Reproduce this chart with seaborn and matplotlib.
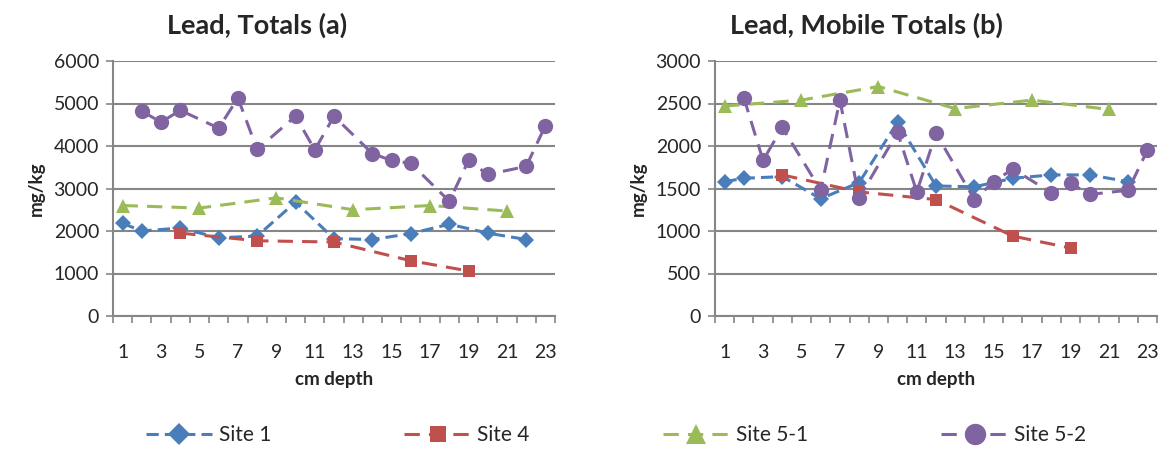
import numpy as np
import pandas as pd
import seaborn as sns
import matplotlib.pyplot as plt

nan = np.nan
depth = list(range(1, 24))
tick_labels = [str(d) for d in range(1, 24, 2)]

# Lead totals (a), mg/kg
totals_site1 = [2180, 2000, nan, 2070, nan, 1840, nan, 1880, nan, 2680, nan, 1820,
                nan, 1800, nan, 1940, nan, 2160, nan, 1950, nan, 1800, nan]
totals_site4 = [nan, nan, nan, 1950, nan, nan, nan, 1770, nan, nan, nan, 1740,
                nan, nan, nan, 1300, nan, nan, 1060, nan, nan, nan, nan]
totals_site51 = [2600, nan, nan, nan, 2540, nan, nan, nan, 2780, nan, nan, nan,
                 2500, nan, nan, nan, 2600, nan, nan, nan, 2470, nan, nan]
totals_site52 = [nan, 4820, 4560, 4840, nan, 4420, 5130, 3920, nan, 4700, 3910, 4700,
                 nan, 3820, 3660, 3590, nan, 2700, 3660, 3330, nan, 3520, 4480]

# Lead mobile totals (b), mg/kg
mobile_site1 = [1580, 1620, nan, 1640, nan, 1380, nan, 1570, nan, 2280, nan, 1530,
                nan, 1520, nan, 1620, nan, 1660, nan, 1660, nan, 1580, nan]
mobile_site4 = [nan, nan, nan, 1660, nan, nan, nan, 1460, nan, nan, nan, 1370,
                nan, nan, nan, 940, nan, nan, 800, nan, nan, nan, nan]
mobile_site51 = [2470, nan, nan, nan, 2540, nan, nan, nan, 2700, nan, nan, nan,
                 2440, nan, nan, nan, 2540, nan, nan, nan, 2430, nan, nan]
mobile_site52 = [nan, 2570, 1830, 2220, nan, 1480, 2540, 1390, nan, 2160, 1460, 2150,
                 nan, 1370, 1580, 1730, nan, 1450, 1560, 1430, nan, 1480, 1950]

sites = ["Site 1", "Site 4", "Site 5-1", "Site 5-2"]
colors = ["#4A7EBB", "#C0504D", "#9BBB59", "#8064A2"]
markers = ["D", "s", "^", "o"]
msizes = [8, 8, 10, 11]
dashes = [(4, 2), (5, 3), (5, 3), (5, 3)]

sns.set_theme(style="white")
plt.rcParams["font.family"] = ["Lato", "DejaVu Sans"]

fig = plt.figure(figsize=(11.65, 4.51), dpi=100)
ax1 = fig.add_axes([113 / 1165, 1 - 316 / 451, 442 / 1165, 255 / 451])
ax2 = fig.add_axes([715 / 1165, 1 - 316 / 451, 442 / 1165, 255 / 451])

grey = "#868686"


def draw(ax, series, ymax, ystep, title, title_x):
    for name, vals, c, m, ms, d in zip(sites, series, colors, markers, msizes, dashes):
        df = pd.DataFrame({"depth": depth, "value": vals}).dropna()
        sns.lineplot(data=df, x="depth", y="value", ax=ax, color=c, marker=m,
                     markersize=ms, markeredgewidth=0, linewidth=2.2,
                     dashes=False, label=name, legend=False)
        ax.lines[-1].set_dashes(d)
    ax.set_xlim(0.5, 23.5)
    ax.set_ylim(0, ymax)
    ax.set_yticks(np.arange(0, ymax + 1, ystep))
    ax.yaxis.grid(True, color=grey, linewidth=1.5)
    ax.set_axisbelow(True)
    ax.set_xticks(np.arange(0.5, 24, 1))
    ax.set_xticklabels([])
    ax.set_xticks(list(range(1, 24, 2)), minor=True)
    ax.set_xticklabels(tick_labels, minor=True)
    ax.tick_params(axis="x", which="major", direction="out", length=5, width=1.2,
                   color=grey, bottom=True)
    ax.tick_params(axis="x", which="minor", length=0, pad=20, labelsize=14)
    ax.tick_params(axis="y", direction="out", length=5, width=1.2, color=grey,
                   left=True, pad=5, labelsize=14)
    for s in ["top", "right"]:
        ax.spines[s].set_visible(False)
    for s in ["left", "bottom"]:
        ax.spines[s].set_color(grey)
        ax.spines[s].set_linewidth(1.5)
    ax.set_xlabel("cm depth", fontsize=13.5, fontweight="bold", labelpad=7)
    ax.set_ylabel("mg/kg", fontsize=13.5, fontweight="bold", labelpad=6)
    fig.text(title_x / 1165, 1 - 25 / 451, title, ha="center", va="center",
             fontsize=19.5, fontweight="bold")


draw(ax1, [totals_site1, totals_site4, totals_site51, totals_site52],
     6000, 1000, "Lead, Totals (a)", 257)
draw(ax2, [mobile_site1, mobile_site4, mobile_site51, mobile_site52],
     3000, 500, "Lead, Mobile Totals (b)", 866)

handles = ax1.lines[:4]
fig.legend(handles, sites, loc="center", bbox_to_anchor=(616 / 1165, 1 - 435 / 451),
           ncol=4, frameon=False, fontsize=15, handlelength=3.2, columnspacing=6.4,
           handletextpad=0.3, markerscale=1.4)

fig.savefig("out.png", dpi=100)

▸ What needs to be done
Repeat the listing above from its first line through the line that contains "nan, 3820, 3660, 3590, nan, 2700, 3660, 3330, nan, 3520, 4480]", both included, and nothing more. Drop the pictures.

▸ Answer to the problem
Reproduce this chart with seaborn and matplotlib.
import numpy as np
import pandas as pd
import seaborn as sns
import matplotlib.pyplot as plt

nan = np.nan
depth = list(range(1, 24))
tick_labels = [str(d) for d in range(1, 24, 2)]

# Lead totals (a), mg/kg
totals_site1 = [2180, 2000, nan, 2070, nan, 1840, nan, 1880, nan, 2680, nan, 1820,
                nan, 1800, nan, 1940, nan, 2160, nan, 1950, nan, 1800, nan]
totals_site4 = [nan, nan, nan, 1950, nan, nan, nan, 1770, nan, nan, nan, 1740,
                nan, nan, nan, 1300, nan, nan, 1060, nan, nan, nan, nan]
totals_site51 = [2600, nan, nan, nan, 2540, nan, nan, nan, 2780, nan, nan, nan,
                 2500, nan, nan, nan, 2600, nan, nan, nan, 2470, nan, nan]
totals_site52 = [nan, 4820, 4560, 4840, nan, 4420, 5130, 3920, nan, 4700, 3910, 4700,
                 nan, 3820, 3660, 3590, nan, 2700, 3660, 3330, nan, 3520, 4480]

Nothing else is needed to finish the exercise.